Return the listing below unchanged, minus its pictures.

----- Given material -----

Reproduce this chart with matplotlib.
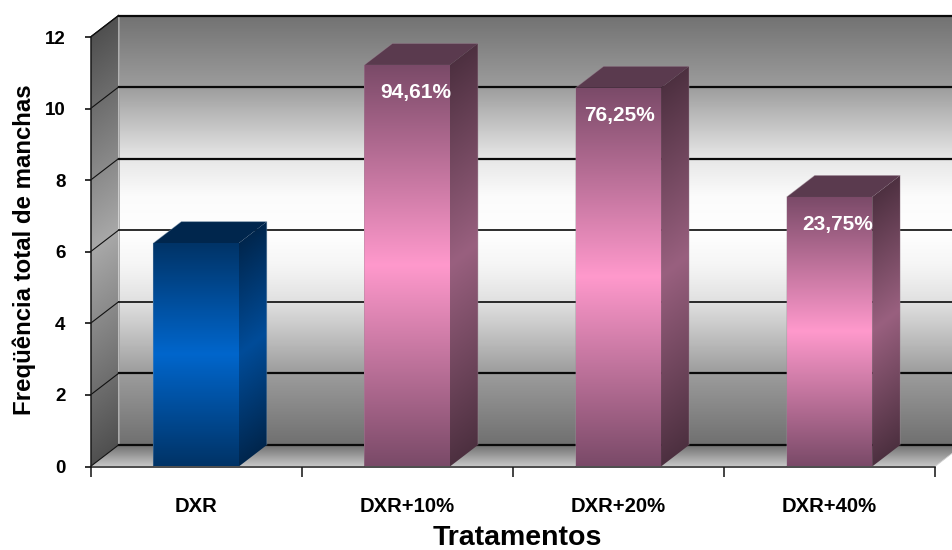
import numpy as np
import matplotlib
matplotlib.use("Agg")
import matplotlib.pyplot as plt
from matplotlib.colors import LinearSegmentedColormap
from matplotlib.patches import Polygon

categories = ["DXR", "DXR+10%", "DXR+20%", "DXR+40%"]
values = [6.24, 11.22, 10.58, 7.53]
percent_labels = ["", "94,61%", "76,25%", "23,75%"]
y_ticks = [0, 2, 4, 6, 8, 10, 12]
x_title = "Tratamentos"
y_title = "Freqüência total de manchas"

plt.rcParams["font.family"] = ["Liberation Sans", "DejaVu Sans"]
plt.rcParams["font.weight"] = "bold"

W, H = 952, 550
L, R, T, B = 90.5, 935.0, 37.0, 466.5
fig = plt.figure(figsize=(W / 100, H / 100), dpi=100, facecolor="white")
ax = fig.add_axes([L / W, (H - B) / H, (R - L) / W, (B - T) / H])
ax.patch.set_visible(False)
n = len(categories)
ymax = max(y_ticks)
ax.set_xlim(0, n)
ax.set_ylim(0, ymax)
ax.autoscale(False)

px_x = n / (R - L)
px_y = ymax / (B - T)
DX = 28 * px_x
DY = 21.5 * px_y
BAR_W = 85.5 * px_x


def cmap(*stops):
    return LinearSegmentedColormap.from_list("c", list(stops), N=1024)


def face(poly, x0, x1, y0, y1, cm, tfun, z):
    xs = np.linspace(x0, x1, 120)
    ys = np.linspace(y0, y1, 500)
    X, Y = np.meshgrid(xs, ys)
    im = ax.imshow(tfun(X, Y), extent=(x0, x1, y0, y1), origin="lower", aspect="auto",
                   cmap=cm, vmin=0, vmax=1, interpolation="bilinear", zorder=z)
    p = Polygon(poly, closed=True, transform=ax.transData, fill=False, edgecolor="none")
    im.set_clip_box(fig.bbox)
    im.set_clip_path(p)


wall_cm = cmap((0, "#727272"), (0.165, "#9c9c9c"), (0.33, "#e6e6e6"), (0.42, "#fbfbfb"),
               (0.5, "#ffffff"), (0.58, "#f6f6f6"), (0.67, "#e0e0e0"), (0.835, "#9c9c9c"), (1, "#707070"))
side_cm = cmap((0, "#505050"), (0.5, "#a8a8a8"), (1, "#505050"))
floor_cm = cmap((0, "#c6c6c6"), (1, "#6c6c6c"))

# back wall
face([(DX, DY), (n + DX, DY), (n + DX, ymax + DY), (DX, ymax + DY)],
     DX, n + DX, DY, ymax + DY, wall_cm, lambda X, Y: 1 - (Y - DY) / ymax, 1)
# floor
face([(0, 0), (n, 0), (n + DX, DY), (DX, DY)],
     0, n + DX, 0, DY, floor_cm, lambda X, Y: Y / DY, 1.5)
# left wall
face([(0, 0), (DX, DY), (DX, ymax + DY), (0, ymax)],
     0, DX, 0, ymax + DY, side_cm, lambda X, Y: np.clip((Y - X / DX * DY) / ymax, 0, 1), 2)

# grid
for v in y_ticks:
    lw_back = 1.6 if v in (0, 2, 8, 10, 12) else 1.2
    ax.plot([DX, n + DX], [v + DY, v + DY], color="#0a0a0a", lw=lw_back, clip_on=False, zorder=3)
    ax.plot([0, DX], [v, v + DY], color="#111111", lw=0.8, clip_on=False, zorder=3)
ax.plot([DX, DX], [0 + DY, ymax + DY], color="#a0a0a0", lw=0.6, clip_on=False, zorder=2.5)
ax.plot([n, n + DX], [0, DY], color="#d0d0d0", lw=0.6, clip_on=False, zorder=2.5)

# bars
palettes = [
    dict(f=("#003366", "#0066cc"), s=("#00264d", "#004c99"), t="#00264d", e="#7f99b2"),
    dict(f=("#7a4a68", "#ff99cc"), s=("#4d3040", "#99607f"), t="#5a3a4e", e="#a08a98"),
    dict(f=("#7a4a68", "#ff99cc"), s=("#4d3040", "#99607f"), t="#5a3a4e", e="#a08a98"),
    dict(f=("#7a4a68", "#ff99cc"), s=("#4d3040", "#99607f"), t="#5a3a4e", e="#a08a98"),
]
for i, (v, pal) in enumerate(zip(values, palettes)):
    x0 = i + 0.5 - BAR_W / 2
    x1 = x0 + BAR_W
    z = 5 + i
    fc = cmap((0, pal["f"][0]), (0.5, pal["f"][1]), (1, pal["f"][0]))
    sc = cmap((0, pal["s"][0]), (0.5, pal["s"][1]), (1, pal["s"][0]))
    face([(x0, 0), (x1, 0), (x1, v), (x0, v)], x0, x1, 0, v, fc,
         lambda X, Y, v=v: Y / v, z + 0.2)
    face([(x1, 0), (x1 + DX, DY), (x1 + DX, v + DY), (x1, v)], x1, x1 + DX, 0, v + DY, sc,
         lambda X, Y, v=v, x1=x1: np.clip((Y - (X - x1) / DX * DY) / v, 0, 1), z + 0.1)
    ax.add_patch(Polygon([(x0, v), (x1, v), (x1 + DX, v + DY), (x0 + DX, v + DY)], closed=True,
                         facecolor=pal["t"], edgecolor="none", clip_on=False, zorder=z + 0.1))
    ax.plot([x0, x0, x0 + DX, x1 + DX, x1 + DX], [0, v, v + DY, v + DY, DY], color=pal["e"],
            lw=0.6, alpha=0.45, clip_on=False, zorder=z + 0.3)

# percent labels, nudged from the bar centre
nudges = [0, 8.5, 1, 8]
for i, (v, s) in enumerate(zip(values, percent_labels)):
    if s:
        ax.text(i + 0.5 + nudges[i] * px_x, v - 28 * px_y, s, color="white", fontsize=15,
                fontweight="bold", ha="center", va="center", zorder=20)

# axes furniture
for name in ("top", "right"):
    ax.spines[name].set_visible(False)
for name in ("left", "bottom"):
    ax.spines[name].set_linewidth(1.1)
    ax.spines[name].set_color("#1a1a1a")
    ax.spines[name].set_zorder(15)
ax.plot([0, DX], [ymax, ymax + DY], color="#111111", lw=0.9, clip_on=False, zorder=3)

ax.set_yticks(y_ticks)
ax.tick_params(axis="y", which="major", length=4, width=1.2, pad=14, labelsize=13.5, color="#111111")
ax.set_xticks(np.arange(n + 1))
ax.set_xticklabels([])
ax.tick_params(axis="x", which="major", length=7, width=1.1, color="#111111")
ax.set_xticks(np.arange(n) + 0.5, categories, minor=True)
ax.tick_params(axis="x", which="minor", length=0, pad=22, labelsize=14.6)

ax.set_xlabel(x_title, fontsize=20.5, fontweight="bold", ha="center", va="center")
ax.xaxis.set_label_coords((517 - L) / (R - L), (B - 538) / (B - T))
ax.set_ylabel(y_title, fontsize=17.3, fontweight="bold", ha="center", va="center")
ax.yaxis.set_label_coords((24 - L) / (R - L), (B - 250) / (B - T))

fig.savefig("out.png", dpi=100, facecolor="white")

-----

**Exercise response:**
Reproduce this chart with matplotlib.
import numpy as np
import matplotlib
matplotlib.use("Agg")
import matplotlib.pyplot as plt
from matplotlib.colors import LinearSegmentedColormap
from matplotlib.patches import Polygon

categories = ["DXR", "DXR+10%", "DXR+20%", "DXR+40%"]
values = [6.24, 11.22, 10.58, 7.53]
percent_labels = ["", "94,61%", "76,25%", "23,75%"]
y_ticks = [0, 2, 4, 6, 8, 10, 12]
x_title = "Tratamentos"
y_title = "Freqüência total de manchas"

plt.rcParams["font.family"] = ["Liberation Sans", "DejaVu Sans"]
plt.rcParams["font.weight"] = "bold"

W, H = 952, 550
L, R, T, B = 90.5, 935.0, 37.0, 466.5
fig = plt.figure(figsize=(W / 100, H / 100), dpi=100, facecolor="white")
ax = fig.add_axes([L / W, (H - B) / H, (R - L) / W, (B - T) / H])
ax.patch.set_visible(False)
n = len(categories)
ymax = max(y_ticks)
ax.set_xlim(0, n)
ax.set_ylim(0, ymax)
ax.autoscale(False)

px_x = n / (R - L)
px_y = ymax / (B - T)
DX = 28 * px_x
DY = 21.5 * px_y
BAR_W = 85.5 * px_x


def cmap(*stops):
    return LinearSegmentedColormap.from_list("c", list(stops), N=1024)


def face(poly, x0, x1, y0, y1, cm, tfun, z):
    xs = np.linspace(x0, x1, 120)
    ys = np.linspace(y0, y1, 500)
    X, Y = np.meshgrid(xs, ys)
    im = ax.imshow(tfun(X, Y), extent=(x0, x1, y0, y1), origin="lower", aspect="auto",
                   cmap=cm, vmin=0, vmax=1, interpolation="bilinear", zorder=z)
    p = Polygon(poly, closed=True, transform=ax.transData, fill=False, edgecolor="none")
    im.set_clip_box(fig.bbox)
    im.set_clip_path(p)


wall_cm = cmap((0, "#727272"), (0.165, "#9c9c9c"), (0.33, "#e6e6e6"), (0.42, "#fbfbfb"),
               (0.5, "#ffffff"), (0.58, "#f6f6f6"), (0.67, "#e0e0e0"), (0.835, "#9c9c9c"), (1, "#707070"))
side_cm = cmap((0, "#505050"), (0.5, "#a8a8a8"), (1, "#505050"))
floor_cm = cmap((0, "#c6c6c6"), (1, "#6c6c6c"))

# back wall
face([(DX, DY), (n + DX, DY), (n + DX, ymax + DY), (DX, ymax + DY)],
     DX, n + DX, DY, ymax + DY, wall_cm, lambda X, Y: 1 - (Y - DY) / ymax, 1)
# floor
face([(0, 0), (n, 0), (n + DX, DY), (DX, DY)],
     0, n + DX, 0, DY, floor_cm, lambda X, Y: Y / DY, 1.5)
# left wall
face([(0, 0), (DX, DY), (DX, ymax + DY), (0, ymax)],
     0, DX, 0, ymax + DY, side_cm, lambda X, Y: np.clip((Y - X / DX * DY) / ymax, 0, 1), 2)

# grid
for v in y_ticks:
    lw_back = 1.6 if v in (0, 2, 8, 10, 12) else 1.2
    ax.plot([DX, n + DX], [v + DY, v + DY], color="#0a0a0a", lw=lw_back, clip_on=False, zorder=3)
    ax.plot([0, DX], [v, v + DY], color="#111111", lw=0.8, clip_on=False, zorder=3)
ax.plot([DX, DX], [0 + DY, ymax + DY], color="#a0a0a0", lw=0.6, clip_on=False, zorder=2.5)
ax.plot([n, n + DX], [0, DY], color="#d0d0d0", lw=0.6, clip_on=False, zorder=2.5)

# bars
palettes = [
    dict(f=("#003366", "#0066cc"), s=("#00264d", "#004c99"), t="#00264d", e="#7f99b2"),
    dict(f=("#7a4a68", "#ff99cc"), s=("#4d3040", "#99607f"), t="#5a3a4e", e="#a08a98"),
    dict(f=("#7a4a68", "#ff99cc"), s=("#4d3040", "#99607f"), t="#5a3a4e", e="#a08a98"),
    dict(f=("#7a4a68", "#ff99cc"), s=("#4d3040", "#99607f"), t="#5a3a4e", e="#a08a98"),
]
for i, (v, pal) in enumerate(zip(values, palettes)):
    x0 = i + 0.5 - BAR_W / 2
    x1 = x0 + BAR_W
    z = 5 + i
    fc = cmap((0, pal["f"][0]), (0.5, pal["f"][1]), (1, pal["f"][0]))
    sc = cmap((0, pal["s"][0]), (0.5, pal["s"][1]), (1, pal["s"][0]))
    face([(x0, 0), (x1, 0), (x1, v), (x0, v)], x0, x1, 0, v, fc,
         lambda X, Y, v=v: Y / v, z + 0.2)
    face([(x1, 0), (x1 + DX, DY), (x1 + DX, v + DY), (x1, v)], x1, x1 + DX, 0, v + DY, sc,
         lambda X, Y, v=v, x1=x1: np.clip((Y - (X - x1) / DX * DY) / v, 0, 1), z + 0.1)
    ax.add_patch(Polygon([(x0, v), (x1, v), (x1 + DX, v + DY), (x0 + DX, v + DY)], closed=True,
                         facecolor=pal["t"], edgecolor="none", clip_on=False, zorder=z + 0.1))
    ax.plot([x0, x0, x0 + DX, x1 + DX, x1 + DX], [0, v, v + DY, v + DY, DY], color=pal["e"],
            lw=0.6, alpha=0.45, clip_on=False, zorder=z + 0.3)

# percent labels, nudged from the bar centre
nudges = [0, 8.5, 1, 8]
for i, (v, s) in enumerate(zip(values, percent_labels)):
    if s:
        ax.text(i + 0.5 + nudges[i] * px_x, v - 28 * px_y, s, color="white", fontsize=15,
                fontweight="bold", ha="center", va="center", zorder=20)

# axes furniture
for name in ("top", "right"):
    ax.spines[name].set_visible(False)
for name in ("left", "bottom"):
    ax.spines[name].set_linewidth(1.1)
    ax.spines[name].set_color("#1a1a1a")
    ax.spines[name].set_zorder(15)
ax.plot([0, DX], [ymax, ymax + DY], color="#111111", lw=0.9, clip_on=False, zorder=3)

ax.set_yticks(y_ticks)
ax.tick_params(axis="y", which="major", length=4, width=1.2, pad=14, labelsize=13.5, color="#111111")
ax.set_xticks(np.arange(n + 1))
ax.set_xticklabels([])
ax.tick_params(axis="x", which="major", length=7, width=1.1, color="#111111")
ax.set_xticks(np.arange(n) + 0.5, categories, minor=True)
ax.tick_params(axis="x", which="minor", length=0, pad=22, labelsize=14.6)

ax.set_xlabel(x_title, fontsize=20.5, fontweight="bold", ha="center", va="center")
ax.xaxis.set_label_coords((517 - L) / (R - L), (B - 538) / (B - T))
ax.set_ylabel(y_title, fontsize=17.3, fontweight="bold", ha="center", va="center")
ax.yaxis.set_label_coords((24 - L) / (R - L), (B - 250) / (B - T))

fig.savefig("out.png", dpi=100, facecolor="white")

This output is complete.